The Course in Transnational and European Legal Studies aims at training experts with flexible and markedly interdisciplinary competences, suitable for access to the international market of legal professions increasingly characterised by the demand for cross-sectoral knowledge and accentuated ability to self-adapt to changing work contexts: from corporate work (in the legal or administrative divisions of large multinational organisations) to institutional careers in the international sphere; from qualified legal consultancy work in companies/banks and services to the world of NGOs and the third sector.
Legal experts in transnational and European law present a training that combines advanced legal knowledge with the possibility of deepening transversal knowledge that enables them to govern legal relations increasingly characterised by transnational elements.
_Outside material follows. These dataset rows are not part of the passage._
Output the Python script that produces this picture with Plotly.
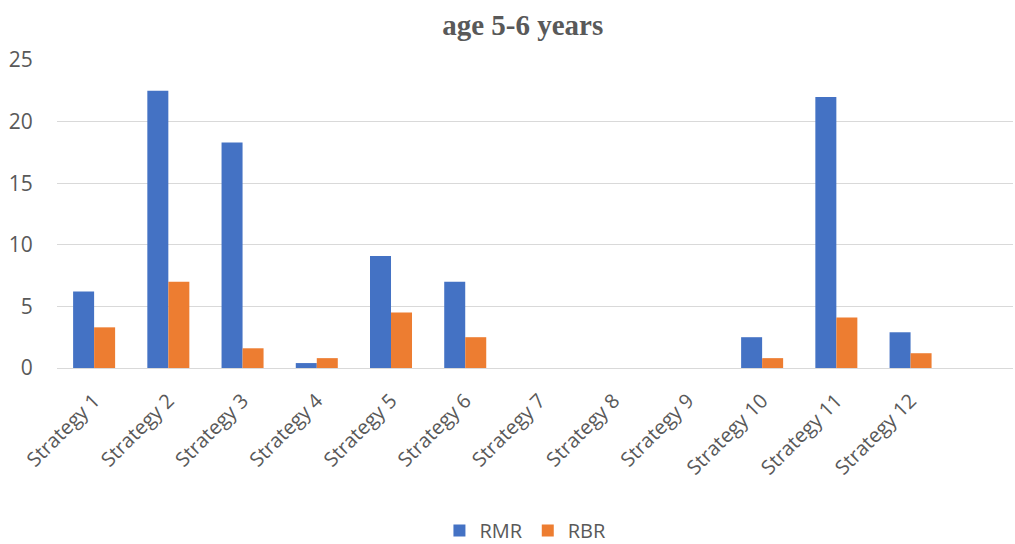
import plotly.graph_objects as go

categories = [f"Strategy {i}" for i in range(1, 13)]
rmr = [6.2, 22.5, 18.3, 0.4, 9.1, 7.0, 0, 0, 0, 2.5, 22.0, 2.9]
rbr = [3.3, 7.0, 1.6, 0.8, 4.5, 2.5, 0, 0, 0, 0.8, 4.1, 1.2]
y_ticks = [0, 5, 10, 15, 20, 25]

fig = go.Figure()
fig.add_trace(go.Bar(x=categories, y=rmr, name="RMR", marker=dict(color="#4472C4", line=dict(width=0))))
fig.add_trace(go.Bar(x=categories, y=rbr, name="RBR", marker=dict(color="#ED7D31", line=dict(width=0))))

font_family = "Open Sans, Liberation Sans, sans-serif"
fig.update_layout(
    width=1015, height=544,
    margin=dict(l=57, r=2, t=60, b=176, autoexpand=False),
    paper_bgcolor="white", plot_bgcolor="white",
    barmode="group", bargap=0.434, bargroupgap=0,
    title=dict(text="<b>age 5-6 years</b>", x=0.515, xanchor="center", y=1 - 25 / 544, yanchor="middle",
               font=dict(family="Liberation Serif, Times New Roman, serif", size=29, color="#595959")),
    legend=dict(orientation="h", x=0.49, xanchor="center", y=(368 - 550) / 308, yanchor="bottom",
                font=dict(family=font_family, size=20, color="#595959"), itemwidth=30,
                bgcolor="rgba(0,0,0,0)", tracegroupgap=0),
    font=dict(family=font_family, color="#595959"),
)
fig.update_xaxes(range=[-0.5, 12.38], tickangle=-45, tickfont=dict(size=20, color="#595959"),
                 showgrid=False, showline=False, ticks="outside", ticklen=12,
                 tickcolor="rgba(0,0,0,0)", automargin=False)
fig.update_yaxes(range=[0, 25], tickvals=y_ticks, showgrid=True, gridcolor="#D9D9D9", gridwidth=1.3,
                 zeroline=True, zerolinecolor="#D9D9D9", zerolinewidth=1.3,
                 tickfont=dict(size=21, color="#595959"), ticks="outside", ticklen=19,
                 tickcolor="rgba(0,0,0,0)", automargin=False)

fig.write_html("out.html", config={"displayModeBar": False},
               post_script="document.body.style.margin='0';")
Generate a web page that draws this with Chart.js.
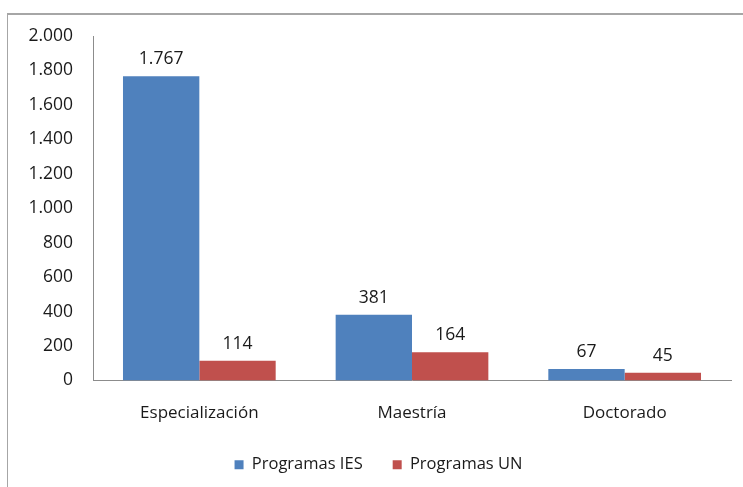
<!DOCTYPE html>
<html>
<head>
<meta charset="utf-8">
<script src="https://cdn.jsdelivr.net/npm/chart.js@4/dist/chart.umd.min.js"></script>
<style>
  html, body { margin: 0; padding: 0; background: #fff; }
  #wrap { position: relative; width: 743px; height: 487px; }
  #frame { position: absolute; left: 7px; top: 13px; width: 760px; height: 500px;
           border-left: 1px solid #a6a6a6; border-top: 2px solid #a6a6a6; }
  canvas { position: absolute; left: 0; top: 0; }
</style>
</head>
<body>
<div id="wrap">
  <div id="frame"></div>
  <canvas id="chart" width="743" height="487"></canvas>
</div>
<script>
const categories = ["Especialización", "Maestría", "Doctorado"];
const programasIES = [1767, 381, 67];
const programasUN = [114, 164, 45];
const yTicks = [0, 200, 400, 600, 800, 1000, 1200, 1400, 1600, 1800, 2000];

function fmt(n) {
  return String(n).replace(/\B(?=(\d{3})+(?!\d))/g, ".");
}

const FONT = "'Open Sans', 'DejaVu Sans', sans-serif";

const valueLabels = {
  id: "valueLabels",
  afterDatasetsDraw(chart) {
    const ctx = chart.ctx;
    ctx.save();
    ctx.font = "17.5px " + FONT;
    ctx.fillStyle = "#1a1a1a";
    ctx.textAlign = "center";
    ctx.textBaseline = "bottom";
    chart.data.datasets.forEach((ds, i) => {
      chart.getDatasetMeta(i).data.forEach((bar, j) => {
        ctx.fillText(fmt(ds.data[j]), bar.x, bar.y - 8);
      });
    });
    ctx.restore();
  }
};

new Chart(document.getElementById("chart"), {
  type: "bar",
  data: {
    labels: categories,
    datasets: [
      { label: "Programas IES", data: programasIES, backgroundColor: "#4f81bd" },
      { label: "Programas UN", data: programasUN, backgroundColor: "#c0504d" }
    ]
  },
  options: {
    responsive: false,
    animation: false,
    layout: { padding: { top: 36, right: 12, left: 26, bottom: 4 } },
    datasets: { bar: { categoryPercentage: 0.718, barPercentage: 1.0 } },
    scales: {
      x: {
        grid: { display: false, drawTicks: false },
        border: { color: "#8c8c8c" },
        ticks: { color: "#1a1a1a", font: { size: 17, family: FONT }, padding: 22 },
        afterFit(s) { s.height = 46; }
      },
      y: {
        min: 0, max: 2000,
        afterBuildTicks(s) { s.ticks = yTicks.map(v => ({ value: v })); },
        grid: { display: false, drawTicks: false },
        border: { color: "#8c8c8c" },
        ticks: { color: "#1a1a1a", font: { size: 17.5, family: FONT }, padding: 20,
                 callback: v => fmt(v) },
        afterFit(s) { s.width = 67; }
      }
    },
    plugins: {
      legend: {
        position: "bottom",
        labels: { color: "#1a1a1a", font: { size: 16.5, family: FONT },
                  boxWidth: 9, boxHeight: 9, padding: 30 }
      },
      tooltip: { enabled: false }
    }
  },
  plugins: [valueLabels]
});
</script>
</body>
</html>
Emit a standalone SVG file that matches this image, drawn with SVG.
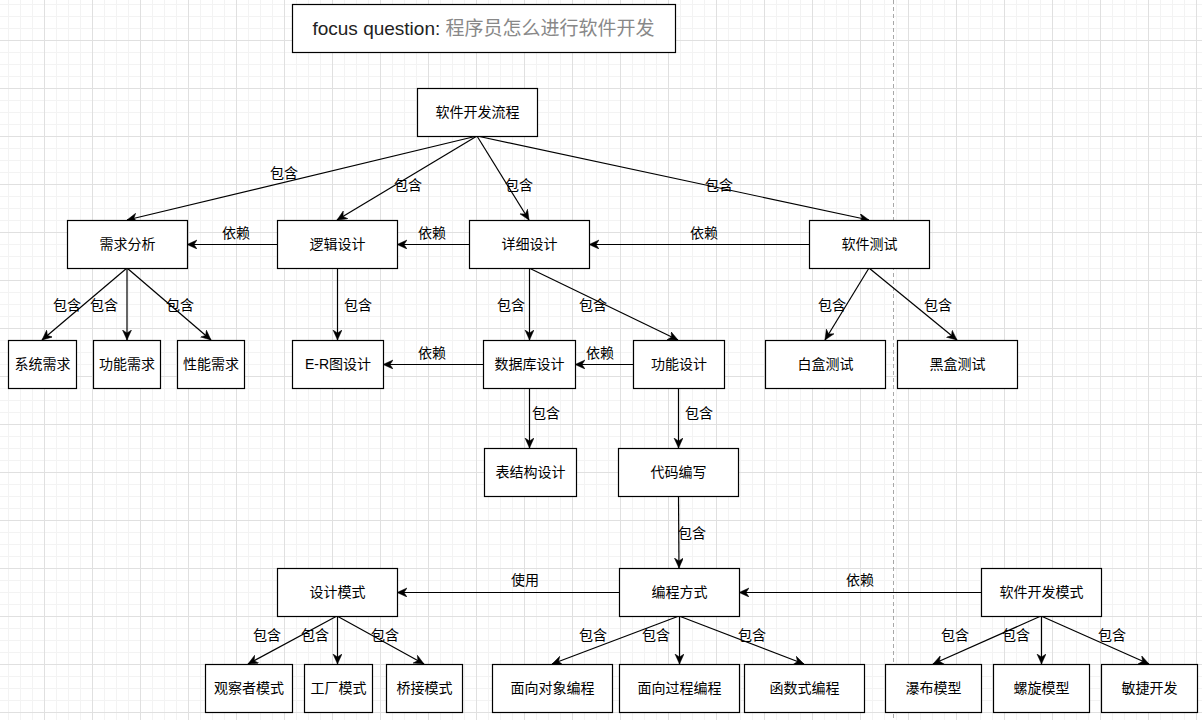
<svg xmlns="http://www.w3.org/2000/svg" width="1202" height="720" viewBox="0 0 1202 720">
<style>
.n rect{fill:#fff;stroke:#000;stroke-width:1.2}
.n text{font-family:"Liberation Sans","Noto Sans CJK SC",sans-serif;font-size:14px;fill:#000;text-anchor:middle}
.e path{fill:none;stroke:#000;stroke-width:1.2}
.e .a{marker-end:url(#arr)}
.l text{font-family:"Liberation Sans","Noto Sans CJK SC",sans-serif;font-size:14px;fill:#000;text-anchor:middle}
</style>
<defs>
<pattern id="grid" x="-4" y="-8" width="48" height="48" patternUnits="userSpaceOnUse">
<path d="M12.5 0V48M24.5 0V48M36.5 0V48M0 12.5H48M0 24.5H48M0 36.5H48" stroke="#f3f3f3" stroke-width="1" fill="none"/>
<path d="M0.5 0V48M0 0.5H48" stroke="#e0e0e0" stroke-width="1" fill="none"/>
</pattern>
<marker id="arr" markerUnits="userSpaceOnUse" markerWidth="12" markerHeight="10" refX="10" refY="4.5" orient="auto">
<path d="M0,0 L10,4.5 L0,9 L3,4.5 Z" fill="#000" stroke="#000" stroke-width="0.5"/>
</marker>
</defs>
<rect width="1202" height="720" fill="#fff"/>
<rect width="1202" height="720" fill="url(#grid)"/>
<path d="M893.5 0V720" stroke="#a8a8a8" stroke-width="1" stroke-dasharray="4 3"/>

<g id="title" class="n">
<rect x="292.5" y="4.5" width="383" height="48"/>
<text x="483.5" y="35" style="font-size:19px"><tspan fill="#222">focus question: </tspan><tspan fill="#888">程序员怎么进行软件开发</tspan></text>
</g>

<g id="edges" class="e">
<path class="a" d="M477 136L127 220"/>
<path class="a" d="M477 136L337 220"/>
<path class="a" d="M477 136L529 220"/>
<path class="a" d="M477 136L869 220"/>
<path class="a" d="M277 244.5H187"/>
<path class="a" d="M469 244.5H397"/>
<path class="a" d="M809 244.5H589"/>
<path class="a" d="M127 268L42 340"/>
<path class="a" d="M127 268V340"/>
<path class="a" d="M127 268L211 340"/>
<path class="a" d="M337.5 268V340"/>
<path class="a" d="M529.5 268V340"/>
<path class="a" d="M529 268L678 340"/>
<path class="a" d="M483 364.5H383"/>
<path class="a" d="M633 364.5H575"/>
<path class="a" d="M529.5 388V448"/>
<path class="a" d="M678.5 388V448"/>
<path class="a" d="M678.5 496L679 568"/>
<path class="a" d="M619 592.5H397"/>
<path class="a" d="M981 592.5H739"/>
<path class="a" d="M869 268L825 340"/>
<path class="a" d="M869 268L957 340"/>
<path class="a" d="M337 616L248 664"/>
<path class="a" d="M337.5 616V664"/>
<path class="a" d="M337 616L424 664"/>
<path class="a" d="M679 616L552 664"/>
<path class="a" d="M679.5 616V664"/>
<path class="a" d="M679 616L804 664"/>
<path class="a" d="M1041 616L933 664"/>
<path class="a" d="M1041.5 616V664"/>
<path class="a" d="M1041 616L1149 664"/>
</g>

<g id="labels" class="l">
<text x="284" y="178">包含</text>
<text x="408" y="190">包含</text>
<text x="519" y="190">包含</text>
<text x="719" y="190">包含</text>
<text x="236" y="238">依赖</text>
<text x="432" y="238">依赖</text>
<text x="704" y="238">依赖</text>
<text x="67" y="310">包含</text>
<text x="104" y="310">包含</text>
<text x="180" y="310">包含</text>
<text x="358" y="310">包含</text>
<text x="511" y="310">包含</text>
<text x="593" y="310">包含</text>
<text x="832" y="310">包含</text>
<text x="938" y="310">包含</text>
<text x="432" y="358">依赖</text>
<text x="600" y="358">依赖</text>
<text x="546" y="418">包含</text>
<text x="699" y="418">包含</text>
<text x="692" y="538">包含</text>
<text x="525" y="585">使用</text>
<text x="860" y="585">依赖</text>
<text x="267" y="640">包含</text>
<text x="315" y="640">包含</text>
<text x="385" y="640">包含</text>
<text x="593" y="640">包含</text>
<text x="656" y="640">包含</text>
<text x="752" y="640">包含</text>
<text x="955" y="640">包含</text>
<text x="1016" y="640">包含</text>
<text x="1112" y="640">包含</text>
</g>

<g id="n_root" class="n"><rect x="417.5" y="88.5" width="120" height="48"/><text x="477.5" y="117">软件开发流程</text></g>
<g id="n_xqfx" class="n"><rect x="67.5" y="220.5" width="120" height="48"/><text x="127.5" y="249">需求分析</text></g>
<g id="n_ljsj" class="n"><rect x="277.5" y="220.5" width="120" height="48"/><text x="337.5" y="249">逻辑设计</text></g>
<g id="n_xxsj" class="n"><rect x="469.5" y="220.5" width="120" height="48"/><text x="529.5" y="249">详细设计</text></g>
<g id="n_rjcs" class="n"><rect x="809.5" y="220.5" width="120" height="48"/><text x="869.5" y="249">软件测试</text></g>
<g id="n_xtxq" class="n"><rect x="8.5" y="340.5" width="68" height="48"/><text x="42.5" y="369">系统需求</text></g>
<g id="n_gnxq" class="n"><rect x="93.5" y="340.5" width="67" height="48"/><text x="127" y="369">功能需求</text></g>
<g id="n_xnxq" class="n"><rect x="177.5" y="340.5" width="67" height="48"/><text x="211" y="369">性能需求</text></g>
<g id="n_er" class="n"><rect x="292.5" y="340.5" width="91" height="48"/><text x="338" y="369">E-R图设计</text></g>
<g id="n_sjk" class="n"><rect x="483.5" y="340.5" width="92" height="48"/><text x="529.5" y="369">数据库设计</text></g>
<g id="n_gnsj" class="n"><rect x="633.5" y="340.5" width="91" height="48"/><text x="679" y="369">功能设计</text></g>
<g id="n_bhcs" class="n"><rect x="765.5" y="340.5" width="120" height="48"/><text x="825.5" y="369">白盒测试</text></g>
<g id="n_hhcs" class="n"><rect x="897.5" y="340.5" width="120" height="48"/><text x="957.5" y="369">黑盒测试</text></g>
<g id="n_bjg" class="n"><rect x="484.5" y="448.5" width="92" height="48"/><text x="530.5" y="477">表结构设计</text></g>
<g id="n_dmbx" class="n"><rect x="618.5" y="448.5" width="120" height="48"/><text x="678.5" y="477">代码编写</text></g>
<g id="n_sjms" class="n"><rect x="277.5" y="568.5" width="120" height="48"/><text x="337.5" y="597">设计模式</text></g>
<g id="n_bcfs" class="n"><rect x="619.5" y="568.5" width="120" height="48"/><text x="679.5" y="597">编程方式</text></g>
<g id="n_kfms" class="n"><rect x="981.5" y="568.5" width="120" height="48"/><text x="1041.5" y="597">软件开发模式</text></g>
<g id="n_gcz" class="n"><rect x="205.5" y="664.5" width="87" height="48"/><text x="249" y="693">观察者模式</text></g>
<g id="n_gc" class="n"><rect x="304.5" y="664.5" width="68" height="48"/><text x="338.5" y="693">工厂模式</text></g>
<g id="n_qj" class="n"><rect x="386.5" y="664.5" width="76" height="48"/><text x="424.5" y="693">桥接模式</text></g>
<g id="n_mxdx" class="n"><rect x="492.5" y="664.5" width="120" height="48"/><text x="552.5" y="693">面向对象编程</text></g>
<g id="n_mxgc" class="n"><rect x="619.5" y="664.5" width="120" height="48"/><text x="679.5" y="693">面向过程编程</text></g>
<g id="n_hss" class="n"><rect x="744.5" y="664.5" width="120" height="48"/><text x="804.5" y="693">函数式编程</text></g>
<g id="n_pb" class="n"><rect x="885.5" y="664.5" width="96" height="48"/><text x="933.5" y="693">瀑布模型</text></g>
<g id="n_lx" class="n"><rect x="993.5" y="664.5" width="96" height="48"/><text x="1041.5" y="693">螺旋模型</text></g>
<g id="n_mj" class="n"><rect x="1101.5" y="664.5" width="96" height="48"/><text x="1149.5" y="693">敏捷开发</text></g>
</svg>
The cultural profile and the specific training objectives have been defined on the basis of the evolution of the labour market, with particular reference to the skills required by lawyers called upon to work in professional sectors that increasingly require international legal knowledge, such as industry, commerce, services, public administrations and non-governmental organisations.
The increasingly markedly transnational character assumed by legal relations, both in the public and private sectors, has led to a profound transformation in the ways in which they are organised and managed, imposing a broadening and hybridisation of the knowledge required of the modern lawyer, which is essential for managing the technical, organisational and managerial complexity of professional activities.
The modern legal expert in European and transnational legal sciences will have to be able to operate in legal contexts that are increasingly conditioned by the demand for skills that make it possible to manage the risk linked to the global dimension of production and exchange activities, suggesting efficient and innovative solutions, of which he is called upon to ensure, first and foremost, compliance with the law, adequately setting up proceedings, planning activities by objectives, solving specific problems in international relations, including the management of critical issues and the deflation of litigation.
The figure to be trained has a high degree of specialisation, which in turn responds to a plurality of job offers from the labour market, either as a legal expert in public administration and business, or as a consultant with versatile know-how with functions similar to those of a paralegal or legal assistant.